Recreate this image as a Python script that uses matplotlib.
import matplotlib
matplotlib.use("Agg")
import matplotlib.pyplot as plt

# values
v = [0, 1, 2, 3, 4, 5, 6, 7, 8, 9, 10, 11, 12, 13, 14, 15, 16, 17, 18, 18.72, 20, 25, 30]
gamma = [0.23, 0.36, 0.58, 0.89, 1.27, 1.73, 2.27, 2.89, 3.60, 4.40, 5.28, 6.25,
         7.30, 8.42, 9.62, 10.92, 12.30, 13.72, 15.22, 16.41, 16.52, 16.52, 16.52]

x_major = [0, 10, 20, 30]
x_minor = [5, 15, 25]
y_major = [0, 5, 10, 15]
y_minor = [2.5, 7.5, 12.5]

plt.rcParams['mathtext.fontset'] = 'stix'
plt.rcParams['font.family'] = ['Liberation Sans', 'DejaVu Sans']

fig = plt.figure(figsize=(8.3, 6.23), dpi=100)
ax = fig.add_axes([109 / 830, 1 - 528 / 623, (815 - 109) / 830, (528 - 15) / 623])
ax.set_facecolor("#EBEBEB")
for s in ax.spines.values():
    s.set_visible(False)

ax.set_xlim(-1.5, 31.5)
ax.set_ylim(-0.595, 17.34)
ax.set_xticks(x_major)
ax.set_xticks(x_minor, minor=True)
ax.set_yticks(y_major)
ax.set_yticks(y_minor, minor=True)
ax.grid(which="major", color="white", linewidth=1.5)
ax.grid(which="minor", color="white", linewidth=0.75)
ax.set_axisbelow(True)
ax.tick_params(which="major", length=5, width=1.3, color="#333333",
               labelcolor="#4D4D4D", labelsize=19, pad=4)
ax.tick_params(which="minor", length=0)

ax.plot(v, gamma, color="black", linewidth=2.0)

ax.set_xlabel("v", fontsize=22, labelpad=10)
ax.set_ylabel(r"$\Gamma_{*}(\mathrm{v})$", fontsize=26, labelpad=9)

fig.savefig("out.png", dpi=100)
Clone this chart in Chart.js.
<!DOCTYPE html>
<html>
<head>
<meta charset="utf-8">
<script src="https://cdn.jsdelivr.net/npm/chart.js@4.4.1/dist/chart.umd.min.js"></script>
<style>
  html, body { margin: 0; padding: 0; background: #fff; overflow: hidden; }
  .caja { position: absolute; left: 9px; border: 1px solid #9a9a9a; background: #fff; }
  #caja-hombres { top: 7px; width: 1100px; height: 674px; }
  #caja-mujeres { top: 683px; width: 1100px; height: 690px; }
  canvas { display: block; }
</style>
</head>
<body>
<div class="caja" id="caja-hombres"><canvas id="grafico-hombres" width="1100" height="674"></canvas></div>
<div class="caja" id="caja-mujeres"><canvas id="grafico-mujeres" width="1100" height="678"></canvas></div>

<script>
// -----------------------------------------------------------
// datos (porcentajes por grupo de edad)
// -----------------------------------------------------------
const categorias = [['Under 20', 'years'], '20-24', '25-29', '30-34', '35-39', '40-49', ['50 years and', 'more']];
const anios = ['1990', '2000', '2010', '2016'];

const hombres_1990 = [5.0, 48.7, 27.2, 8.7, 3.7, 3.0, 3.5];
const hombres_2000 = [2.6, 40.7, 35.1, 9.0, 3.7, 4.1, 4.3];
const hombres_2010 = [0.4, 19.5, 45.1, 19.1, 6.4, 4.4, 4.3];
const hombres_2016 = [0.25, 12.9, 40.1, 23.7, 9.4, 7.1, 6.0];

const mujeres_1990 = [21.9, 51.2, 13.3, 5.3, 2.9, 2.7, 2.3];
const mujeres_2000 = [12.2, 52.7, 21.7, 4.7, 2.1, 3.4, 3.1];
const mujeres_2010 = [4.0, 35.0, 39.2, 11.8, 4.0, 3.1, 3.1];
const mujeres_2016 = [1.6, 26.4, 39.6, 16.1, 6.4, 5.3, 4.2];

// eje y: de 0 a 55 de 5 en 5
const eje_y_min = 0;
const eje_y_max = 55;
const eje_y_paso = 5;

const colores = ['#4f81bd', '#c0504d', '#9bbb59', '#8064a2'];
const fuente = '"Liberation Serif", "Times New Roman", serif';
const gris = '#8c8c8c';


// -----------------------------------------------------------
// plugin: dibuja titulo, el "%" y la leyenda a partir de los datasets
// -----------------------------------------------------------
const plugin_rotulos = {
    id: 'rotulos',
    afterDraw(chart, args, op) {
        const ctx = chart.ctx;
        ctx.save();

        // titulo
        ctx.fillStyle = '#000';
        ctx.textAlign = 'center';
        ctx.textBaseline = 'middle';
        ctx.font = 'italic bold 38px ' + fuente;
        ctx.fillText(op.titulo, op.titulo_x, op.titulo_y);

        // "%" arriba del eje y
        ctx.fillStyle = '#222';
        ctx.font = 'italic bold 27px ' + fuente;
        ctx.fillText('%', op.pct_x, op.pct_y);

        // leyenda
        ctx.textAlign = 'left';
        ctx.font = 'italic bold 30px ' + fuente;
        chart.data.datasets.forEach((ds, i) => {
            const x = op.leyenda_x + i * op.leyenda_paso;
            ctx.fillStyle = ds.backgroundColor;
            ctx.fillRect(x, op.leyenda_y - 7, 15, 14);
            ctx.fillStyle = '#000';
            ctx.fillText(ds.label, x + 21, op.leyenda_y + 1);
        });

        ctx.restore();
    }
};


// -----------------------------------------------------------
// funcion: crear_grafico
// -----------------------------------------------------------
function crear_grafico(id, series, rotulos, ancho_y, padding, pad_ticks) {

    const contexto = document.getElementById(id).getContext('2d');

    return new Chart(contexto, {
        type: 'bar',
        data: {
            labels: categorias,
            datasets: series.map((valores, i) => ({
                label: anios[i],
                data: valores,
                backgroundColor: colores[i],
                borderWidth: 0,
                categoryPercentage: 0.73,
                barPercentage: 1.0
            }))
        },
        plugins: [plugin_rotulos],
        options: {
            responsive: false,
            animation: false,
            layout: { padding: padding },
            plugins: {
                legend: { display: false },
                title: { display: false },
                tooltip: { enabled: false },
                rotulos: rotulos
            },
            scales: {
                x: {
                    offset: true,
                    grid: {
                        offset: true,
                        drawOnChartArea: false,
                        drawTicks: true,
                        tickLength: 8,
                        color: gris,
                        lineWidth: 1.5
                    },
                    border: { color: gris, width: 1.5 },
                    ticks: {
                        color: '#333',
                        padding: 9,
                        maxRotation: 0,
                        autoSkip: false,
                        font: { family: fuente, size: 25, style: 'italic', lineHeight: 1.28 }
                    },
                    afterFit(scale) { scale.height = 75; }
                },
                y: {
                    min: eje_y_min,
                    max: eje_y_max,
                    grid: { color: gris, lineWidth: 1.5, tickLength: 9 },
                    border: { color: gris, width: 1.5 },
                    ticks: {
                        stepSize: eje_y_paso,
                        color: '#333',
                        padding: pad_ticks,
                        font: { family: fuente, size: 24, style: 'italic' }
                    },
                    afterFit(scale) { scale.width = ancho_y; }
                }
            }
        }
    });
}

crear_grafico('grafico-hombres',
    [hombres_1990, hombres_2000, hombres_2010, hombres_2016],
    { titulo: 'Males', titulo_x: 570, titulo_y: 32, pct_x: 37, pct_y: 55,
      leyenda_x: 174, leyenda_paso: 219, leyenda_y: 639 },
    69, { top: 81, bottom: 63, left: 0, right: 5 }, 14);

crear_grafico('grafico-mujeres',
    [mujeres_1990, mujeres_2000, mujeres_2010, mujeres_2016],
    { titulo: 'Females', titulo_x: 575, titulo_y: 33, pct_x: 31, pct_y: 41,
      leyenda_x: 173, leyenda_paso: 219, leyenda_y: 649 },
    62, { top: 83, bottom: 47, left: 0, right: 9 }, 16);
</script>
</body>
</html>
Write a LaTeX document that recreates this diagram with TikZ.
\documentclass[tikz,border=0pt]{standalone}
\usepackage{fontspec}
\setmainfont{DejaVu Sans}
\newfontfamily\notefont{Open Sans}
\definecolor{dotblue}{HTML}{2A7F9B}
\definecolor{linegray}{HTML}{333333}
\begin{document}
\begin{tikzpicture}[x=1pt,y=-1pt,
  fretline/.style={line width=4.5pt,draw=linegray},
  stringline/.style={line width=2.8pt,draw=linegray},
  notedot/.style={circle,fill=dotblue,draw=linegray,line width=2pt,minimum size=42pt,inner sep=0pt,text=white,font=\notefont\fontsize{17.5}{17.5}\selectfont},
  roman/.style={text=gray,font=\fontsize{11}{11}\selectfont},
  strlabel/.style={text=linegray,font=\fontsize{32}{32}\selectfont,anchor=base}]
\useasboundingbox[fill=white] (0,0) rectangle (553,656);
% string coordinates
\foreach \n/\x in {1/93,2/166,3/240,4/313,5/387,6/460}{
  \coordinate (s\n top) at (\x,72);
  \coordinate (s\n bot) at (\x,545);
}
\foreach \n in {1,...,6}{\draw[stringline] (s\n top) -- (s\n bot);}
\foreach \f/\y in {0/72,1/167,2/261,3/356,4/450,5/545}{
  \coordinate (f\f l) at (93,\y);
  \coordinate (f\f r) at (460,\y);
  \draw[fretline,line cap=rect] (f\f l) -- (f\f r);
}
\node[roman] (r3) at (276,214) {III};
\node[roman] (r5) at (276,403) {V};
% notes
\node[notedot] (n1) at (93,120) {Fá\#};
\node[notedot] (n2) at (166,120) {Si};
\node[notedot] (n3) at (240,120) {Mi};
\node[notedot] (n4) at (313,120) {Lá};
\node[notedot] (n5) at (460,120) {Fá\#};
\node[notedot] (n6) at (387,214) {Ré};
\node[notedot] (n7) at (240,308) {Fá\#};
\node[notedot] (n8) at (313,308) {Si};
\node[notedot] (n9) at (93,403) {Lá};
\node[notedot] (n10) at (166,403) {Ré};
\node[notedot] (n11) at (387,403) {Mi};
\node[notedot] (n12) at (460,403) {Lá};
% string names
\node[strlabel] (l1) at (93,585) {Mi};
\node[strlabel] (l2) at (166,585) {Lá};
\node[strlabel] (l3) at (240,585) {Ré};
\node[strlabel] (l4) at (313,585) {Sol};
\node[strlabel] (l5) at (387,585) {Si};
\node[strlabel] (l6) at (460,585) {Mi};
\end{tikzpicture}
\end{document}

★ ★ ★

• _Task details_
Copy out only the lines running from the beginning of the data to the line with "import matplotlib.pyplot as plt", both ends included.

• _Written answer_
Recreate this image as a Python script that uses matplotlib.
import matplotlib
matplotlib.use("Agg")
import matplotlib.pyplot as plt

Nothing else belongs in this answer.